-- Start of Records for processing --

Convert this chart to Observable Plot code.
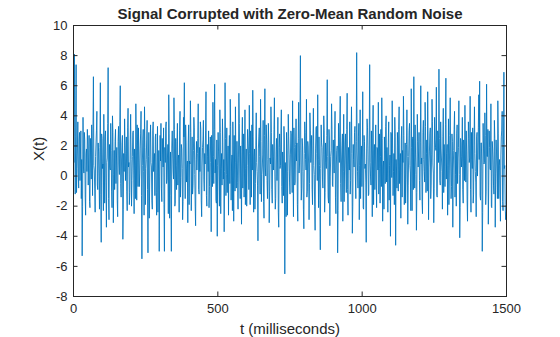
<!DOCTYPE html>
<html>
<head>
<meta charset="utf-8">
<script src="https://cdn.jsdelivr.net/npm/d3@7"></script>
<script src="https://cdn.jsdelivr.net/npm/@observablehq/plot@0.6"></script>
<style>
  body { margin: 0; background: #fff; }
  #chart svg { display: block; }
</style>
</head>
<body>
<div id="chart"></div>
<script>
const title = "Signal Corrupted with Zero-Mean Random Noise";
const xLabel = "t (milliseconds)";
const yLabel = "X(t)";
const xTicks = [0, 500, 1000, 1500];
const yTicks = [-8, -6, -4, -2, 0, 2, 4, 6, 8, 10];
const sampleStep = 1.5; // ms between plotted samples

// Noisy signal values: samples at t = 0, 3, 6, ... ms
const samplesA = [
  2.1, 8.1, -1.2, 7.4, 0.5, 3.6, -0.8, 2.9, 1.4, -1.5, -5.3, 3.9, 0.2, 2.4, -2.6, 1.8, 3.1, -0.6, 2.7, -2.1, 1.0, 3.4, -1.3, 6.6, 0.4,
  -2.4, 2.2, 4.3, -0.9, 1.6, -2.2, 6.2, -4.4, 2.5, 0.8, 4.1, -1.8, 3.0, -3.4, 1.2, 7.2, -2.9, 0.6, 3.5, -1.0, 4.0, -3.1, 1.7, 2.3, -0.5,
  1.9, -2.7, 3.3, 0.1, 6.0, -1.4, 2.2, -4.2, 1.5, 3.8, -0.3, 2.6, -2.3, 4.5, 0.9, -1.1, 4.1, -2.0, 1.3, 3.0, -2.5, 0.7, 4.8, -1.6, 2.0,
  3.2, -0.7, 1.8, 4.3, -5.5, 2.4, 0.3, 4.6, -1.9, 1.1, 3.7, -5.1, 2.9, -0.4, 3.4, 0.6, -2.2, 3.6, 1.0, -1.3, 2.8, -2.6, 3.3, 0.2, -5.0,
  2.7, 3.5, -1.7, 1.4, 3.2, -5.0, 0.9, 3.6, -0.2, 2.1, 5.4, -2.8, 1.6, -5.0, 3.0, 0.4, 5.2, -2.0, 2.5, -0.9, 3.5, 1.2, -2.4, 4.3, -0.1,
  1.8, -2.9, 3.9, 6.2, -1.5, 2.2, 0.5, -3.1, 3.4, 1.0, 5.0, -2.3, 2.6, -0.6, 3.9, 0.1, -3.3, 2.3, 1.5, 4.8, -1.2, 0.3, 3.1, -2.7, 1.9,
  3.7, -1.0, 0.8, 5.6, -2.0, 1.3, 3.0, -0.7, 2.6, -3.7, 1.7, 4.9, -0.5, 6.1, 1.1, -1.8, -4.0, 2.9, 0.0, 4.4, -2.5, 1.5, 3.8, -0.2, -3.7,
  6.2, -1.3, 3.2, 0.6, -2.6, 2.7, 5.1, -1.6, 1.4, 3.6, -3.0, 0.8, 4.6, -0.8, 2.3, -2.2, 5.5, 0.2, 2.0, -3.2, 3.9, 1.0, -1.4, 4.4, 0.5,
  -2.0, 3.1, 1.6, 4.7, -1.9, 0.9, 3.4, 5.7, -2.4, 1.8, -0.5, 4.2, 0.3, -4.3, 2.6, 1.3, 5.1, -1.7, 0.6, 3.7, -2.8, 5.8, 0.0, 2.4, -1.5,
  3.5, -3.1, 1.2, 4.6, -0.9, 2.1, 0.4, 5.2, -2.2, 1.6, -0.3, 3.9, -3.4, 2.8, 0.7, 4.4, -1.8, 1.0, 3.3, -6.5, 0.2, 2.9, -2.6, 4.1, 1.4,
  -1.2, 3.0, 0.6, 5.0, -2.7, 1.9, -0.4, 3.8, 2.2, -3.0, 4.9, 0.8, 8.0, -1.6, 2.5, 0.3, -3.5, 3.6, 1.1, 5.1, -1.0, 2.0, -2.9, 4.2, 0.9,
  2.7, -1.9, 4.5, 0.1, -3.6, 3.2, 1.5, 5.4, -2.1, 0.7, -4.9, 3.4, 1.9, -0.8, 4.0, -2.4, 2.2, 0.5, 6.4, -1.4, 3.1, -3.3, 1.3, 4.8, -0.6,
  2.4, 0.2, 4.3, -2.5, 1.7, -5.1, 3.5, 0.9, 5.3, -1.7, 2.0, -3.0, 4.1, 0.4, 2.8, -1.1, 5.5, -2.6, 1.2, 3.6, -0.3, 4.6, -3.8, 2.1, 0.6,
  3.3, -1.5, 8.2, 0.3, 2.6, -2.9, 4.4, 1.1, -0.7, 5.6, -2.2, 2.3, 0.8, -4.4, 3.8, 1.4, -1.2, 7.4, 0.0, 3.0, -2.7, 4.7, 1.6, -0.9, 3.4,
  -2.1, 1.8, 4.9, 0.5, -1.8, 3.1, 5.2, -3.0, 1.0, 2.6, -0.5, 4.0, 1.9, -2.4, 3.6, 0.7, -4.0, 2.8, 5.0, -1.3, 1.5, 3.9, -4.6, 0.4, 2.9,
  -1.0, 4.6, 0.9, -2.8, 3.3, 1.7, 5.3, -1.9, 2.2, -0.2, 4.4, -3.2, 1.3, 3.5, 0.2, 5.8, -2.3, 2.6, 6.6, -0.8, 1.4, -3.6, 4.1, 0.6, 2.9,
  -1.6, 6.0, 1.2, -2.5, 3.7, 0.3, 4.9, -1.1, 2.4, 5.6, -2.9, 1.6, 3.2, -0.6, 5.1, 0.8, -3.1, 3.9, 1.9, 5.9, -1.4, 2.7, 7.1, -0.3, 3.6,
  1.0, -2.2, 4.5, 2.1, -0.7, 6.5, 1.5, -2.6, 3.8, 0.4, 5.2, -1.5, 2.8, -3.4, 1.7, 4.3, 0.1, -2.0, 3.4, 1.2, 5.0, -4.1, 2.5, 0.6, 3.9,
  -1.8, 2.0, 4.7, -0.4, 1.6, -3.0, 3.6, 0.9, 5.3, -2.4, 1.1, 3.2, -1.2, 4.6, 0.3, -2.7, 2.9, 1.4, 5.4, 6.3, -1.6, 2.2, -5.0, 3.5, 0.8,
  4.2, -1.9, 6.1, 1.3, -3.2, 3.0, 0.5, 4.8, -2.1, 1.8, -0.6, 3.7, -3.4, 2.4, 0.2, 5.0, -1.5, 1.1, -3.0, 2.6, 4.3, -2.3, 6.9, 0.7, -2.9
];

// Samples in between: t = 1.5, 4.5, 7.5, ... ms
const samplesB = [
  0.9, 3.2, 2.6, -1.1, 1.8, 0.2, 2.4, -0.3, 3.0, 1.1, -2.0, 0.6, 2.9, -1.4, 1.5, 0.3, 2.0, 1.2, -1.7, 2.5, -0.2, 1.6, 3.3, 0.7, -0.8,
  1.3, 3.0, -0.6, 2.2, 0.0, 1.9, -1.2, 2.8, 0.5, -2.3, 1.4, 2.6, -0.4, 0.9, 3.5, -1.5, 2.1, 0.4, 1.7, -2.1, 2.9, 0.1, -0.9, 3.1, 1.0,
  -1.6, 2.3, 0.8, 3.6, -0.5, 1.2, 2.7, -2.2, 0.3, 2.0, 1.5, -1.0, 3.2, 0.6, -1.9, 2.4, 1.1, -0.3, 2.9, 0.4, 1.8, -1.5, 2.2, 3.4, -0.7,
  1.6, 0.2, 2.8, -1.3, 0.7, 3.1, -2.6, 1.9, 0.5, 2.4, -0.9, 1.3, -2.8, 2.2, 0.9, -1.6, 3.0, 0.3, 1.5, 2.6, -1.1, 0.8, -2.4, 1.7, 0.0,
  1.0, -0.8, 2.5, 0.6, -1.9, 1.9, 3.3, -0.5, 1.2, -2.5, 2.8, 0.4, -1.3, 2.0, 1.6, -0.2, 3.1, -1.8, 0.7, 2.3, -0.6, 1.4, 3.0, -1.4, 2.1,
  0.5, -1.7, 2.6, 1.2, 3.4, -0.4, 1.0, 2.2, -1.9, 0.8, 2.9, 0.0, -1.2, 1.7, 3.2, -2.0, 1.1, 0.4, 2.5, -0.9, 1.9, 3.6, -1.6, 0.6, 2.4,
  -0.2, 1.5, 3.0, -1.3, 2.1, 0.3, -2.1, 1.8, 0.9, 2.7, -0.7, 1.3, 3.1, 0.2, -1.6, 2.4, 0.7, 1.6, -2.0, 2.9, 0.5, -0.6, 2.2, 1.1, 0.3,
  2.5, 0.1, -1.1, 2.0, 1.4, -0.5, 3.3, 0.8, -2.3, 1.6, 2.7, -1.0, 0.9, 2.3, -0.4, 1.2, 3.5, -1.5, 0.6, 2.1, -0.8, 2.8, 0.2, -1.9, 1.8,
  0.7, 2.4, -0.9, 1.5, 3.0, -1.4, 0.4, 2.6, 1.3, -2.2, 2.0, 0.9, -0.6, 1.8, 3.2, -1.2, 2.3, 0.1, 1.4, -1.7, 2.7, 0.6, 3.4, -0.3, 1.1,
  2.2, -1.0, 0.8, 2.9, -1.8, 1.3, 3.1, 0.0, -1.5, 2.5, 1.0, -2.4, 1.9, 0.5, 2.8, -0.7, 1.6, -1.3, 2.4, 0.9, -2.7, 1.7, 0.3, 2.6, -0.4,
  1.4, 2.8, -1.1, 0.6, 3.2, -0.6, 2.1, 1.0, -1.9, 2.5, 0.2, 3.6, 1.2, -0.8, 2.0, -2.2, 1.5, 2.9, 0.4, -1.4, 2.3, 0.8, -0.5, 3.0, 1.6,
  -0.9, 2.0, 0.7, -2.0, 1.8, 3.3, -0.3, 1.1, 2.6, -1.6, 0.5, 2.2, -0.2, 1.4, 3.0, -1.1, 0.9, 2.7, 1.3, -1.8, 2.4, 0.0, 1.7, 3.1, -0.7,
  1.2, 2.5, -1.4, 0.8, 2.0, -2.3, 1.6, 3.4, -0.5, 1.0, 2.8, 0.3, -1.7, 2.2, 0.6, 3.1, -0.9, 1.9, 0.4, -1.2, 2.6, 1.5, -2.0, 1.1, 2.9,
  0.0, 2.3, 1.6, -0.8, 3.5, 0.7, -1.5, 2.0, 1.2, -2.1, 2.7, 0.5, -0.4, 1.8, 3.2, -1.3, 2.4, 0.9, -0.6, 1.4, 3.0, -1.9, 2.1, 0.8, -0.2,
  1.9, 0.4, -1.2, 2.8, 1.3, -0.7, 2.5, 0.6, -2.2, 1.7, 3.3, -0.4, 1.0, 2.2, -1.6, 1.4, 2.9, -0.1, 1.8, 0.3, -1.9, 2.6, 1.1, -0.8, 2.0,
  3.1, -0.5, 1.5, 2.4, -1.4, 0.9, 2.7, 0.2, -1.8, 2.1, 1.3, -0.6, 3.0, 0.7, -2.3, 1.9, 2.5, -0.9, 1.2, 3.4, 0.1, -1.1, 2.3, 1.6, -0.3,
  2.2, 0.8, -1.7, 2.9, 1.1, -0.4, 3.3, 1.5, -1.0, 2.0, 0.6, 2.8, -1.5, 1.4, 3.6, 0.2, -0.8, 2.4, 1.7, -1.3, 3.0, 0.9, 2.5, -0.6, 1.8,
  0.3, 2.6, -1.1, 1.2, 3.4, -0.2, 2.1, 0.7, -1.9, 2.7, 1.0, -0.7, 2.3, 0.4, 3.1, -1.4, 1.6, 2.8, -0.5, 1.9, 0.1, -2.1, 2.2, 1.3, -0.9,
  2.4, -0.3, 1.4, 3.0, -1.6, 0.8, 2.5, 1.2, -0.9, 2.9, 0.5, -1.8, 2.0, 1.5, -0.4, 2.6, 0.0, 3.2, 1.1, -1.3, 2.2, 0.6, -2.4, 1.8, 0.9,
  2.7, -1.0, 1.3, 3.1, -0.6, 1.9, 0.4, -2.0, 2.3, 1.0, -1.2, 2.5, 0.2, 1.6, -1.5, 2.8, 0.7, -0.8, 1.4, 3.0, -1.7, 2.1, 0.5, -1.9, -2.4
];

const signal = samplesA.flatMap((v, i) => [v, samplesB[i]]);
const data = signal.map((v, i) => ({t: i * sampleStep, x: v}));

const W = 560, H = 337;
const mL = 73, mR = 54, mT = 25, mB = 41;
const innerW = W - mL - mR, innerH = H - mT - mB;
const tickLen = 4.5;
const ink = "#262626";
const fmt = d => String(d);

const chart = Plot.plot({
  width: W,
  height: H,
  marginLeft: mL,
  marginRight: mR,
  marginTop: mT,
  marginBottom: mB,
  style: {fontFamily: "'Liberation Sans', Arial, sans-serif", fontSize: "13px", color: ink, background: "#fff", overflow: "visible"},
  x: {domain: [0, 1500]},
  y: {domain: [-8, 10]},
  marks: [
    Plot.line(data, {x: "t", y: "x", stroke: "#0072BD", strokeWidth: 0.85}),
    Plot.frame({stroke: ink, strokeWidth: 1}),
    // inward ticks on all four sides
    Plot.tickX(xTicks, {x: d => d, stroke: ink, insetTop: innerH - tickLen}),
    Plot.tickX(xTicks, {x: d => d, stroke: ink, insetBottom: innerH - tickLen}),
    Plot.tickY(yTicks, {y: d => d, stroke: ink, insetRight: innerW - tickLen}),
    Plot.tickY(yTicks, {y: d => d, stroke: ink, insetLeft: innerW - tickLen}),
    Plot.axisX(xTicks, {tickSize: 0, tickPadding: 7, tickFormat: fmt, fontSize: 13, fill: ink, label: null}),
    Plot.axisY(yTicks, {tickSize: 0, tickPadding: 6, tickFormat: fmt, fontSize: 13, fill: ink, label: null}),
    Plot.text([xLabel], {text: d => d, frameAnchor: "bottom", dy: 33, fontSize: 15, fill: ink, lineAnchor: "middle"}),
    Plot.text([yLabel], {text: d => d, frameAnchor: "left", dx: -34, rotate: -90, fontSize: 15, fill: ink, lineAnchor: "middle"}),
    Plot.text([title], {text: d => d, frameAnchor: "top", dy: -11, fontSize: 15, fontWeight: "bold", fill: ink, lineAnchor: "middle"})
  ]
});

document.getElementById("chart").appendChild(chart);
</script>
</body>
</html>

-- End of Records for processing --
-- Start of Records for processing --

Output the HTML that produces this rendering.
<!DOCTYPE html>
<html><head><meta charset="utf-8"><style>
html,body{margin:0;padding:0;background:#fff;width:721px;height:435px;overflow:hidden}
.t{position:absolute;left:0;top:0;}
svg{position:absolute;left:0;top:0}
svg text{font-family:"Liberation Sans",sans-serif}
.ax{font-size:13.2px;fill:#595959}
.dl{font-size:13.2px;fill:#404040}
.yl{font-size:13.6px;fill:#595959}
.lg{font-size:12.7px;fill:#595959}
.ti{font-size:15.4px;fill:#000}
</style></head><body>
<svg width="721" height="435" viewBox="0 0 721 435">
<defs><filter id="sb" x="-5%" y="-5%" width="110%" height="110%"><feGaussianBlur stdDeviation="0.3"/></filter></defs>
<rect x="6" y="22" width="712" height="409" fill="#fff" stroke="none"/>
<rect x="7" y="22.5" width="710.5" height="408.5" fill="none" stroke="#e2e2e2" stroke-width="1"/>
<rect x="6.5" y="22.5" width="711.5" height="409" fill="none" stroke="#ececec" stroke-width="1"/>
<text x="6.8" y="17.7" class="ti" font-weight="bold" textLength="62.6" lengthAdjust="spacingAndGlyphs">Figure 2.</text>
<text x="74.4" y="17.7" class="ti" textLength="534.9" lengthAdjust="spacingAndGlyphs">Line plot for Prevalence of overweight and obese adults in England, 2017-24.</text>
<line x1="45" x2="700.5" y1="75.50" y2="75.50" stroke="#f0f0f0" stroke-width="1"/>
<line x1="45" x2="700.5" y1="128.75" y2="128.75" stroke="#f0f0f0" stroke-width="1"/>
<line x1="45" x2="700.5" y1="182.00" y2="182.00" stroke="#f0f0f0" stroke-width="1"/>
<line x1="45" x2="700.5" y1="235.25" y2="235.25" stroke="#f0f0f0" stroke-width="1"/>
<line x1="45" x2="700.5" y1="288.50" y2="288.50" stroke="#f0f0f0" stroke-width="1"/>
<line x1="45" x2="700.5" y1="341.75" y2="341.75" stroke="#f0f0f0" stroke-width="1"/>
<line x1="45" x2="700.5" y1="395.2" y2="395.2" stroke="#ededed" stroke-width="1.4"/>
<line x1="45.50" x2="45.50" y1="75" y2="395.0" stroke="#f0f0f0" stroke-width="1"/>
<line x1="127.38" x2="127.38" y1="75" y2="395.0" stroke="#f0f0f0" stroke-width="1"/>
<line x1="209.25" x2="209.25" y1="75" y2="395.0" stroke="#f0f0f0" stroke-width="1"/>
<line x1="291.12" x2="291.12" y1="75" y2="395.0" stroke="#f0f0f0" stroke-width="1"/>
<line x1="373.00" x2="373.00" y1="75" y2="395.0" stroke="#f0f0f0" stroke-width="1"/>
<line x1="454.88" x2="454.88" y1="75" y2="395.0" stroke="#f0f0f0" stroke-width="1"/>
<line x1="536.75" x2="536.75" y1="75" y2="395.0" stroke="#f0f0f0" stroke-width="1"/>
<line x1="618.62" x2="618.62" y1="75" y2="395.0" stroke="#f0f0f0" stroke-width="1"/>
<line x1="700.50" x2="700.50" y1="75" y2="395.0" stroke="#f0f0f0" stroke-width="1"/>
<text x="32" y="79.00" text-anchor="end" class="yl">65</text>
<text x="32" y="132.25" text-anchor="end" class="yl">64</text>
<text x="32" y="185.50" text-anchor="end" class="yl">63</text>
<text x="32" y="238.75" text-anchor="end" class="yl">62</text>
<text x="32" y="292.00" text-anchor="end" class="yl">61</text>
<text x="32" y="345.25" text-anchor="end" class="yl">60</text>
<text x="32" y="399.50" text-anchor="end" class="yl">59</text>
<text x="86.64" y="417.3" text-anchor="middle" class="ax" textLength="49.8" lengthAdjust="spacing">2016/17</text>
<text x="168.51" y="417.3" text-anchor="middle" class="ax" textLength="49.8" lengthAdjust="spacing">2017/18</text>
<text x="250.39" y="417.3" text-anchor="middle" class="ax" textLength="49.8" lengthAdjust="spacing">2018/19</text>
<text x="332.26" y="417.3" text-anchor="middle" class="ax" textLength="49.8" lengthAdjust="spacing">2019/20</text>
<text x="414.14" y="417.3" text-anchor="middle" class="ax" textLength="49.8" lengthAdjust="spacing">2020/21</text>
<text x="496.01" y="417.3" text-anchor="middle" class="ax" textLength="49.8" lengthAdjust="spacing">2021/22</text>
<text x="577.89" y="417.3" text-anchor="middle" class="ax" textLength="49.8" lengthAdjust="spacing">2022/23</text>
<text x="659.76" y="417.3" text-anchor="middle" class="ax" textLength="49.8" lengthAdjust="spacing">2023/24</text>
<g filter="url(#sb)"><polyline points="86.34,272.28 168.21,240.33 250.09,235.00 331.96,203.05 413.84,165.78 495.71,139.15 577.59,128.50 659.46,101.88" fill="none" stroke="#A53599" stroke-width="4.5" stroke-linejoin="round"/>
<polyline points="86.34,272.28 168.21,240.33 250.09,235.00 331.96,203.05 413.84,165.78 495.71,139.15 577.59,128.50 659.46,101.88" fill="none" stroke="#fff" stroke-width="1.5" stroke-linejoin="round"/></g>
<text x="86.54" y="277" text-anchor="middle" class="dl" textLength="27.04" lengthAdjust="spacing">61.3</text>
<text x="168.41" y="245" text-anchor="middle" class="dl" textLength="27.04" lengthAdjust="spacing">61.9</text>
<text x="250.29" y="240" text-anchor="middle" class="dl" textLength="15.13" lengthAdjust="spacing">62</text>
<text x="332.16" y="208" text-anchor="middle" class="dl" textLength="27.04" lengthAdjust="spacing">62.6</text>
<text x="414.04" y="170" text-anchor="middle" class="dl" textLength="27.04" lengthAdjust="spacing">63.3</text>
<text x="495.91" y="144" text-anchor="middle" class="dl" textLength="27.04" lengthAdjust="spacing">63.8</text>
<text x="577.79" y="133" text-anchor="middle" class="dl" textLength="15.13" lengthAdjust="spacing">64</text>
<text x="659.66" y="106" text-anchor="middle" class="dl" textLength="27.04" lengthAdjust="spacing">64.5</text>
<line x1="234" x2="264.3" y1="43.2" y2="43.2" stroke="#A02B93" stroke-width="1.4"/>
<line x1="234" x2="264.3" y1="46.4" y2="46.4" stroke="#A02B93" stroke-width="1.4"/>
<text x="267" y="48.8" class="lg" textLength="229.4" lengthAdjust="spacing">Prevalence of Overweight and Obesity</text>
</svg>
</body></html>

-- End of Records for processing --

Copy out only the lines from the one containing "Convert this chart to Observable Plot code." through the one containing "const sampleStep = 1.5;", exactly, with both ends. Any picture is left out.

Result for this task ▸
Convert this chart to Observable Plot code.
<!DOCTYPE html>
<html>
<head>
<meta charset="utf-8">
<script src="https://cdn.jsdelivr.net/npm/d3@7"></script>
<script src="https://cdn.jsdelivr.net/npm/@observablehq/plot@0.6"></script>
<style>
  body { margin: 0; background: #fff; }
  #chart svg { display: block; }
</style>
</head>
<body>
<div id="chart"></div>
<script>
const title = "Signal Corrupted with Zero-Mean Random Noise";
const xLabel = "t (milliseconds)";
const yLabel = "X(t)";
const xTicks = [0, 500, 1000, 1500];
const yTicks = [-8, -6, -4, -2, 0, 2, 4, 6, 8, 10];
const sampleStep = 1.5; // ms between plotted samples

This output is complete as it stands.